Due to these issues, the play of LT Joe Thomas and C Alex Mack isn't as superior has it had been prior to the 2011 season. Having the responsibility to additionally play ‘help', gap integrity has been compromised at times, as does the edge pressure.
The RT position was a gaping hole until veteran Tony Pashos returned. While the positional play improved, Pashos is not agile enough to solidify the right-side of the line.
Any and the entire above are too much for a young offense to overcome, much less one such as the Browns which is limited in experience and skill position talent.
- The WCO is an offensive scheme which relies on timing, accuracy and rhythm. The story on game-day has been an unimaginative offensive play-calling, predictability and a lack of feel for the momentum of the game.
The Browns offense has been effective only when the team is in the hurry-up or sugar huddle type situations when the offense basically dictates the pace of the game and minimizes the defense's ability to tee-off.
McCoy is much better in the shotgun than under center. Sure, in the shotgun the options are limited in the running game, but the defense does not respect the Browns feeble attempts at play-action, so why go through the motions.
Until the Browns display the ability to beat the opposition over the top, defenses will load the box, blitz regularly and stifle the Browns offense at every turn.
How can it get any worse offensively for the Browns?
Don't think players on the offensive side of the ball aren't frustrated by the lack of production, trust and opportunity coming from the head coach.
Players want the ball, Josh Cribbs noting he kept telling McCoy to get him the ball a week ago was a one-time situation.
It's one thing to be conservative; it's another thing not using the tools you have.
- The Browns offense does not attempt to throw the ball down-field and is limited to the QB checking down quickly. The question remains, does QB Colt McCoy see the third level of the defense? Watching the QB on game-day, he locks onto receivers quickly, rifles through progressions and does not trust those within the situation he encounters.
There is a process involved when incorporating a new offensive philosophy. In Cleveland, it appears this is yet another season when the process hasn't met the road.
I question how far the Browns will go to win a game.
For weeks the play of the offense has been the same.
Run on first down, a short pass attempt or run on second down, leaving the team in 3rd and long yardage, followed by a five yard route on 3rd and eight.
Maybe not exact, but you get the idea.
Receivers running routes short of the first down marker, pass attempts inaccurate and short of the target or simply a ball being dropped.
And, we haven't even gotten to the QB running to his right, nearly immediately after getting the ball from center. At times due to the pressure, at times due to believing pressure is coming, when it isn't.
-The Cleveland offense is a scrambled mess. Much like a dysfunctional group, the offense has issues in all areas and the leader being just as dysfunctional as the group he is responsible for.
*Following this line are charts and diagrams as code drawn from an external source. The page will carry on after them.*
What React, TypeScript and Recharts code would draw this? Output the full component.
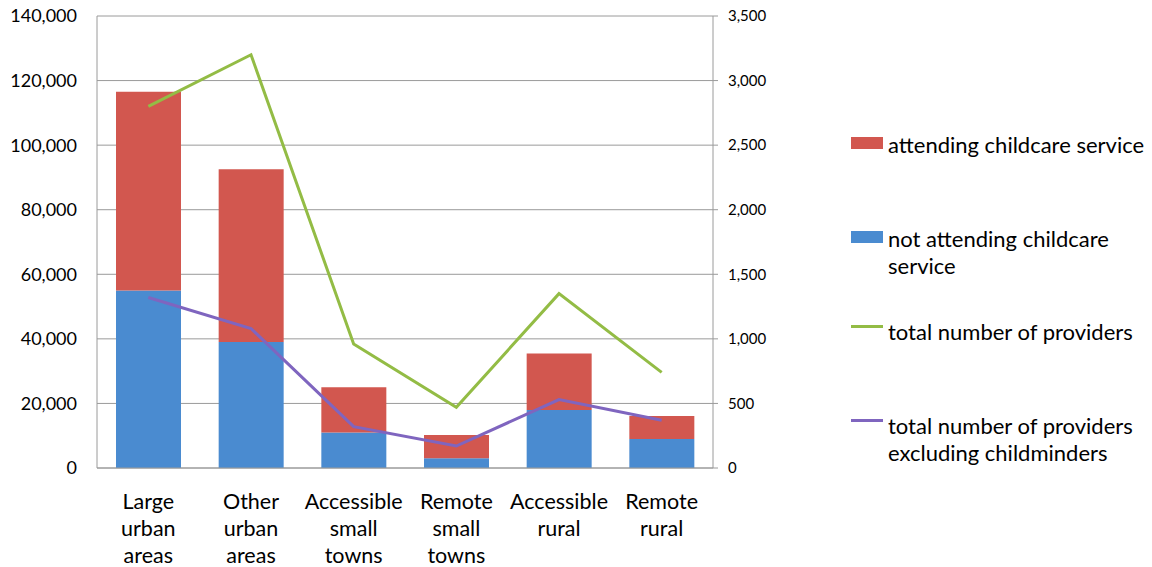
import React from "react";
import {
  ComposedChart,
  Bar,
  Line,
  XAxis,
  YAxis,
  CartesianGrid,
  Legend,
} from "recharts";

const categories = [
  ["Large", "urban", "areas"],
  ["Other", "urban", "areas"],
  ["Accessible", "small", "towns"],
  ["Remote", "small", "towns"],
  ["Accessible", "rural"],
  ["Remote", "rural"],
];
const notAttending = [55000, 39000, 11000, 3000, 18000, 9000];
const attending = [61500, 53500, 14000, 7200, 17500, 7100];
const totalProviders = [2800, 3200, 960, 470, 1350, 740];
const providersExclChildminders = [1320, 1080, 320, 170, 530, 370];
const leftTicks = [0, 20000, 40000, 60000, 80000, 100000, 120000, 140000];
const rightTicks = [0, 500, 1000, 1500, 2000, 2500, 3000, 3500];

const FONT = "Lato, 'Open Sans', sans-serif";
const RED = "#D2574F";
const BLUE = "#4A8BD0";
const GREEN = "#93BC45";
const PURPLE = "#7F65BF";
const GRID = "#9a9a9a";

const data = categories.map((c, i) => ({
  key: c.join(" "),
  notAttending: notAttending[i],
  attending: attending[i],
  total: totalProviders[i],
  excl: providersExclChildminders[i],
}));

const legendItems = [
  { lines: ["attending childcare service"], color: RED, kind: "rect", top: 146 },
  { lines: ["not attending childcare", "service"], color: BLUE, kind: "rect", top: 240 },
  { lines: ["total number of providers"], color: GREEN, kind: "line", top: 333 },
  { lines: ["total number of providers", "excluding childminders"], color: PURPLE, kind: "line", top: 427 },
];

function CategoryTick({ x, payload }: { x?: number; y?: number; payload?: { index: number } }) {
  const lines = categories[payload?.index ?? 0];
  return (
    <text textAnchor="middle" fontSize={21.5} fontFamily={FONT} fill="#000">
      {lines.map((l, i) => (
        <tspan key={i} x={x} y={509 + i * 27}>
          {l}
        </tspan>
      ))}
    </text>
  );
}

function ChartLegend() {
  return (
    <div style={{ position: "relative", width: 300, height: 470, fontFamily: FONT }}>
      {legendItems.map((it, i) => (
        <div key={i}>
          <div
            style={{
              position: "absolute",
              left: 0,
              top: it.kind === "rect" ? it.top - 9 : it.top - 8,
              width: 32,
              height: it.kind === "rect" ? 12 : 3,
              background: it.color,
            }}
          />
          {it.lines.map((l, j) => (
            <div
              key={j}
              style={{
                position: "absolute",
                left: 37,
                top: it.top - 15 + j * 27,
                fontSize: 22,
                lineHeight: "28px",
                color: "#000",
                whiteSpace: "nowrap",
              }}
            >
              {l}
            </div>
          ))}
        </div>
      ))}
    </div>
  );
}

export default function App() {
  return (
    <div style={{ position: "absolute", left: 0, top: 0, background: "#fff" }}>
      <ComposedChart
        width={1152}
        height={567}
        data={data}
        margin={{ top: 16, right: 379, bottom: 0, left: 0 }}
      >
        <CartesianGrid yAxisId="left" vertical={false} stroke={GRID} strokeWidth={1} />
        <XAxis
          dataKey="key"
          height={99}
          axisLine={{ stroke: GRID }}
          tickLine={false}
          tickSize={0}
          interval={0}
          tick={<CategoryTick />}
        />
        <YAxis
          yAxisId="left"
          width={97}
          domain={[0, 140000]}
          ticks={leftTicks}
          axisLine={{ stroke: GRID }}
          tickLine={false}
          tickSize={0}
          tickMargin={20}
          tick={{ fontSize: 18, fill: "#000", fontFamily: FONT }}
          tickFormatter={(v: number) => v.toLocaleString("en-US")}
        />
        <YAxis
          yAxisId="right"
          orientation="right"
          width={60}
          domain={[0, 3500]}
          ticks={rightTicks}
          axisLine={{ stroke: GRID }}
          tickLine={{ stroke: GRID }}
          tickSize={5}
          tickMargin={10}
          tick={{ fontSize: 15, fill: "#000", fontFamily: FONT, textAnchor: "start" }}
          tickFormatter={(v: number) => v.toLocaleString("en-US")}
        />
        <Bar
          yAxisId="left"
          dataKey="notAttending"
          name="not attending childcare service"
          stackId="a"
          fill={BLUE}
          barSize={65}
          isAnimationActive={false}
        />
        <Bar
          yAxisId="left"
          dataKey="attending"
          name="attending childcare service"
          stackId="a"
          fill={RED}
          barSize={65}
          isAnimationActive={false}
        />
        <Line
          yAxisId="right"
          dataKey="total"
          name="total number of providers"
          type="linear"
          stroke={GREEN}
          strokeWidth={3}
          dot={false}
          activeDot={false}
          isAnimationActive={false}
        />
        <Line
          yAxisId="right"
          dataKey="excl"
          name="total number of providers excluding childminders"
          type="linear"
          stroke={PURPLE}
          strokeWidth={3}
          dot={false}
          activeDot={false}
          isAnimationActive={false}
        />
        <Legend
          layout="horizontal"
          verticalAlign="middle"
          align="center"
          content={<ChartLegend />}
          wrapperStyle={{ left: 851, top: 0, width: 300, height: 470 }}
        />
      </ComposedChart>
    </div>
  );
}
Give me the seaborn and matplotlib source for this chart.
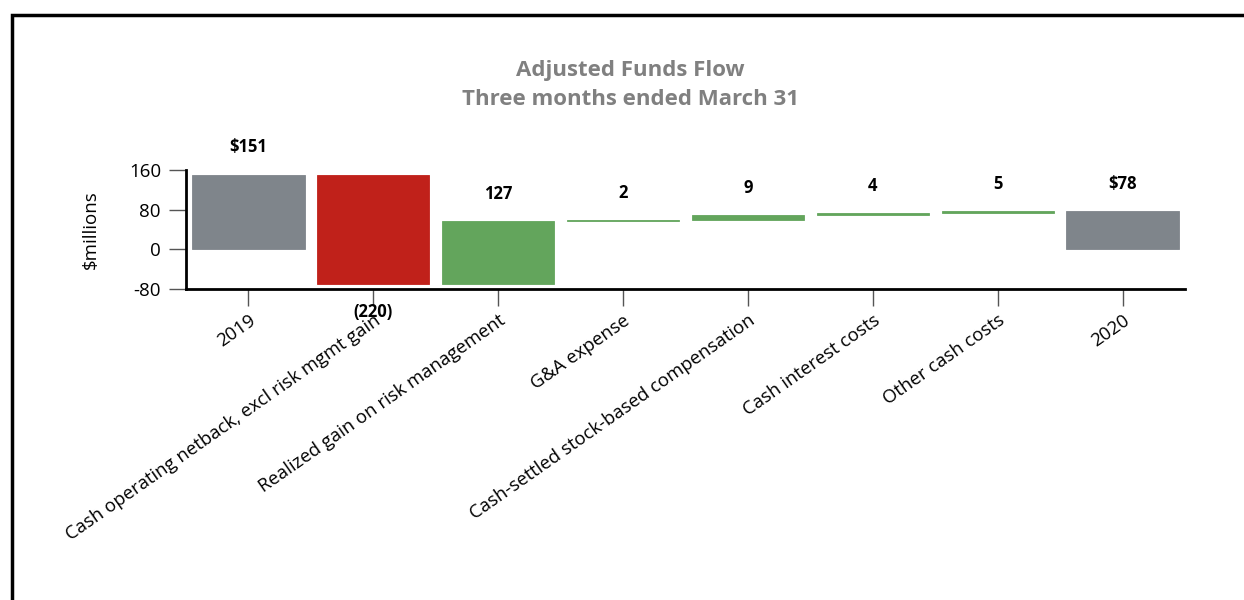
import numpy as np
import pandas as pd
import matplotlib
matplotlib.use("Agg")
import matplotlib.pyplot as plt
from matplotlib.patches import Rectangle
import seaborn as sns

categories = ["2019", "Cash operating netback, excl risk mgmt gain",
              "Realized gain on risk management", "G&A expense",
              "Cash-settled stock-based compensation", "Cash interest costs",
              "Other cash costs", "2020"]
changes = [151, -220, 127, 2, 9, 4, 5, 78]
kinds = ["total", "delta", "delta", "delta", "delta", "delta", "delta", "total"]
labels = ["$151", "(220)", "127", "2", "9", "4", "5", "$78"]
yticks = [-80, 0, 80, 160]

GRAY = "#7F858B"
RED = "#C0211A"
GREEN = "#63A55C"

# waterfall geometry
bottoms, heights = [], []
run = 0
for c, k in zip(changes, kinds):
    if k == "total":
        bottoms.append(0)
        heights.append(c)
        run = c
    else:
        bottoms.append(run)
        heights.append(c)
        run += c
colors = [GRAY if k == "total" else (RED if c < 0 else GREEN) for c, k in zip(changes, kinds)]

df = pd.DataFrame({"cat": categories, "h": heights})

sns.set_theme(style="white")
plt.rcParams["font.family"] = ["Open Sans", "DejaVu Sans"]

fig = plt.figure(figsize=(12.44, 6), dpi=100)
ax = fig.add_axes([0.1495, 0.5183, 0.8031, 0.1983])

sns.barplot(data=df, x="cat", y="h", bottom=bottoms, color=GRAY, width=0.9,
            errorbar=None, ax=ax, linewidth=0, saturation=1)
for p, col in zip(ax.patches, colors):
    p.set_facecolor(col)
    p.set_edgecolor(col)
    p.set_linewidth(0.6)

ax.set_xlim(-0.5, 7.5)
ax.set_ylim(-80, 160)
ax.set_yticks(yticks)
ax.set_yticklabels([str(v) for v in yticks], fontsize=13.5, color="black")
ax.set_xticks(range(len(categories)))
ax.set_xticklabels(categories, rotation=35, ha="right", rotation_mode="anchor",
                   fontsize=13.3, color="black")
ax.set_xlabel("")
ax.set_ylabel("$millions", fontsize=13.5, color="black", labelpad=21)

for s in ["top", "right"]:
    ax.spines[s].set_visible(False)
for s in ["left", "bottom"]:
    ax.spines[s].set_color("black")
    ax.spines[s].set_linewidth(2)
ax.tick_params(axis="both", which="both", direction="out", length=12, width=1,
               color="#555555", pad=4, left=True, bottom=True)
ax.tick_params(axis="y", pad=6)

# value labels
for i, (b, h, lab) in enumerate(zip(bottoms, heights, labels)):
    top = max(b, b + h)
    low = min(b, b + h)
    if h < 0:
        ax.annotate(lab, (i, low), xytext=(0, -14), textcoords="offset points",
                    ha="center", va="top", fontsize=12, fontweight="bold", color="black",
                    annotation_clip=False)
    else:
        ax.annotate(lab, (i, top), xytext=(0, 13), textcoords="offset points",
                    ha="center", va="bottom", fontsize=12, fontweight="bold", color="black",
                    annotation_clip=False)

fig.text(0.507, 0.858, "Adjusted Funds Flow\nThree months ended March 31",
         ha="center", va="center", fontsize=16, fontweight="bold", color="#808080",
         linespacing=1.5)

# outer border (top and left visible)
fig.add_artist(Rectangle((0.0095, -0.05), 1.2, 1.025, transform=fig.transFigure,
                         fill=False, edgecolor="black", linewidth=2.5))

fig.savefig("out.png", dpi=100, facecolor="white")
Head coach Pat Shurmur may be a good leader in time at this level. But at this time his work of art, his offensive philosophy, his offensive strategy and his hands-on approach has been a dismal failure.
For the two years prior to Shurmur's arrival in Cleveland, the Browns offense was stuck in neutral, without much hope, as the offense was as unimaginative and predictable as it could have been.
That was until today, as the Browns offense has taken a step back, and I couldn't have imagined this being remotely possible.
Somewhere on game-day, I can see former Browns head coach Eric Mangini grinning a little bit.